◆ Short problem: The required output is a single number: how many lines of the material contain the string "that".

◆ Material provided:
——

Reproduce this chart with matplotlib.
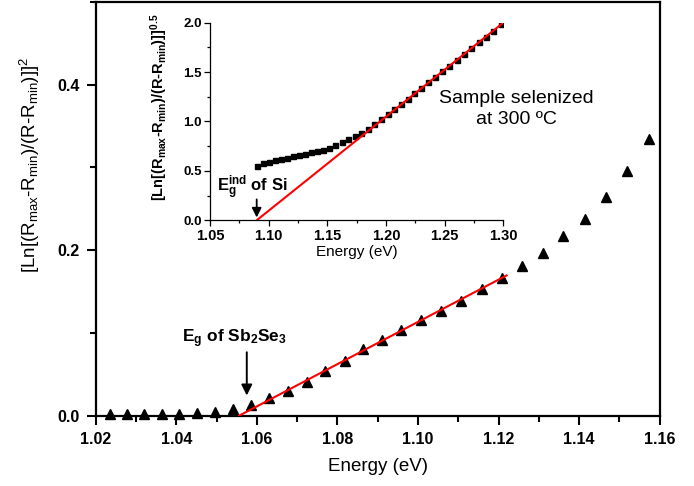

——

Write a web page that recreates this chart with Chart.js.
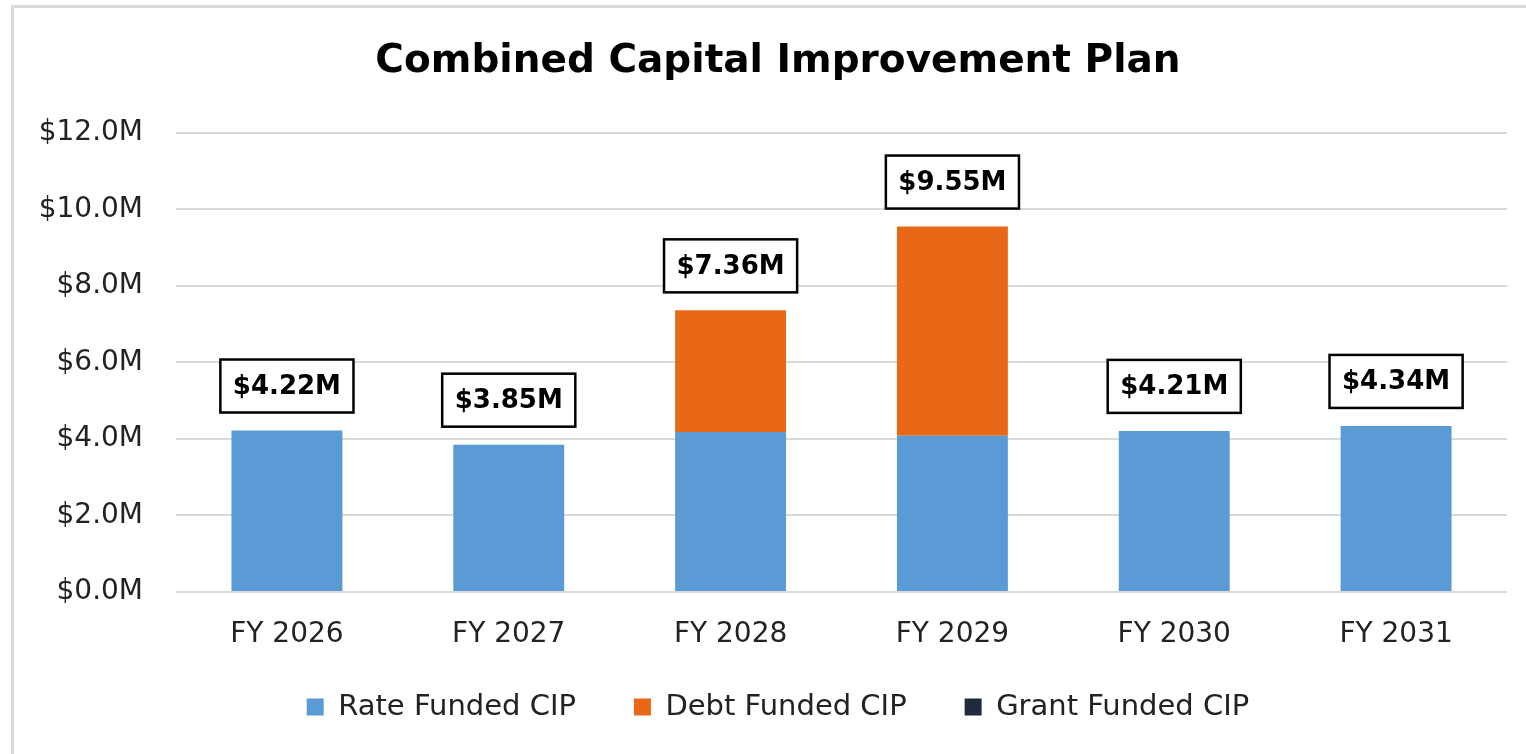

——

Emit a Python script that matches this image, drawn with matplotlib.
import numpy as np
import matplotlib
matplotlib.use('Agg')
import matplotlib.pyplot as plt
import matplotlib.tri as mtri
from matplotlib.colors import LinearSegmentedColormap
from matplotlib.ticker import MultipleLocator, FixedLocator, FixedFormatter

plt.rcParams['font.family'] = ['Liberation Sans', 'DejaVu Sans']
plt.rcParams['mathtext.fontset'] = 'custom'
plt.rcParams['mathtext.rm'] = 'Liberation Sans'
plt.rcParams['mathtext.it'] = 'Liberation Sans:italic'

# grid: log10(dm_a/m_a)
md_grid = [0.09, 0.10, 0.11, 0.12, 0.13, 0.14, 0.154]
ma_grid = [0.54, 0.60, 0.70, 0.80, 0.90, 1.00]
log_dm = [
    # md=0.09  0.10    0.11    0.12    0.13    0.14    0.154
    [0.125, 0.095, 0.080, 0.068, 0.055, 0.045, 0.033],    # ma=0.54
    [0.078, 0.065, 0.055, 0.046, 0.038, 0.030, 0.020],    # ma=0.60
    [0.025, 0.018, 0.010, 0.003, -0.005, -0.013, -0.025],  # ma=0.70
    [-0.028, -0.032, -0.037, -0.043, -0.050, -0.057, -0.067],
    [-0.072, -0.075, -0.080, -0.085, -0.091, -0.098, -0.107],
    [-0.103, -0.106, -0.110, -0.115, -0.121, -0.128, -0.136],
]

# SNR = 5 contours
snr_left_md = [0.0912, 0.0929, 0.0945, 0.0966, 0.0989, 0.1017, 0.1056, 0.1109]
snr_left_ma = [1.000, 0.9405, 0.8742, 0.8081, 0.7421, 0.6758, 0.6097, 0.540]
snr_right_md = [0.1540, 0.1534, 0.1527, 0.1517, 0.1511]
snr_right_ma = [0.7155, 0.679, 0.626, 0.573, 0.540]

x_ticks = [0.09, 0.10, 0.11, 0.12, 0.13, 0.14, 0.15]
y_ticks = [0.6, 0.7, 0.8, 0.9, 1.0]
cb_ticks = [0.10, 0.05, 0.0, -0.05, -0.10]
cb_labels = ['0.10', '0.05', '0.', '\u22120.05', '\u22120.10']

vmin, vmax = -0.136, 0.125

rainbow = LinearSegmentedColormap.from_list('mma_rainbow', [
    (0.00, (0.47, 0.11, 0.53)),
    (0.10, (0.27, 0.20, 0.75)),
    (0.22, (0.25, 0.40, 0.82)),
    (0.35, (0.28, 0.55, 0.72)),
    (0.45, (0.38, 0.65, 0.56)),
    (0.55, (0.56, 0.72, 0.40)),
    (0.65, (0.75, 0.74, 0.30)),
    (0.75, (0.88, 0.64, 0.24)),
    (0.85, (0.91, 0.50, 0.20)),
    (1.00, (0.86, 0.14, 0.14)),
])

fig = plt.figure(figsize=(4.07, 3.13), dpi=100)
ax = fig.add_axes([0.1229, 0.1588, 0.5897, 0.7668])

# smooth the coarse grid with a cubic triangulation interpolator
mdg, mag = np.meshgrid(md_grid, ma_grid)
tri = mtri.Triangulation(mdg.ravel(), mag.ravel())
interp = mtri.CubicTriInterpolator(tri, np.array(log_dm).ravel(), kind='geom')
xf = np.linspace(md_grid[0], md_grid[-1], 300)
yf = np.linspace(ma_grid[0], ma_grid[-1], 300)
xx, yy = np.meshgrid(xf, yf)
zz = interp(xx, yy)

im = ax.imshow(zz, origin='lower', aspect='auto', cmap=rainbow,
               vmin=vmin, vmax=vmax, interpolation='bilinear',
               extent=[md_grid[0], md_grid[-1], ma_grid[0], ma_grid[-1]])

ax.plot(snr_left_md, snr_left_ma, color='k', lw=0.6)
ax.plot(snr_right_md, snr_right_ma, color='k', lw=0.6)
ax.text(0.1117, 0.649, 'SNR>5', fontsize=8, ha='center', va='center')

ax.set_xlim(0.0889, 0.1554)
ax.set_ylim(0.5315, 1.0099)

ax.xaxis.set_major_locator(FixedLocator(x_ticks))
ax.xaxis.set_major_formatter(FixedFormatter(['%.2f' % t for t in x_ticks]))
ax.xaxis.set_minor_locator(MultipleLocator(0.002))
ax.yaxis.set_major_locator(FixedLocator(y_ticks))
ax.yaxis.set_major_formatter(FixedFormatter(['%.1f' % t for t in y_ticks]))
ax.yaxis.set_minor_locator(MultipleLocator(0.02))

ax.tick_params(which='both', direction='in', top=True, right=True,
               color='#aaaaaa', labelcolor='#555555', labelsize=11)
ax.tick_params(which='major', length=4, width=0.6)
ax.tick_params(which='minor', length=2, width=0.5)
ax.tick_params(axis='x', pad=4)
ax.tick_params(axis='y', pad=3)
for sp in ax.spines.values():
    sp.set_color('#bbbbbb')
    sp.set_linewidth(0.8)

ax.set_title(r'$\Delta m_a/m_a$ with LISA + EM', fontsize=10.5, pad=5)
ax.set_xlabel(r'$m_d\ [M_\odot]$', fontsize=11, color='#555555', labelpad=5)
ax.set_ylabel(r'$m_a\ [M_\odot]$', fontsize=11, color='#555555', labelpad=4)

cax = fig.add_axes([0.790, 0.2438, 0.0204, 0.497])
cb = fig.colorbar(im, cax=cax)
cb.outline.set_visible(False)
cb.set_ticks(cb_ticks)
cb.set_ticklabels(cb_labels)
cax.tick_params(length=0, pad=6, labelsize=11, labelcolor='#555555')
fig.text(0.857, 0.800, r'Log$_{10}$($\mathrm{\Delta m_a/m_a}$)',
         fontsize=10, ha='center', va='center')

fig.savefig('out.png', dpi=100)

——

◆ Complete answer: 2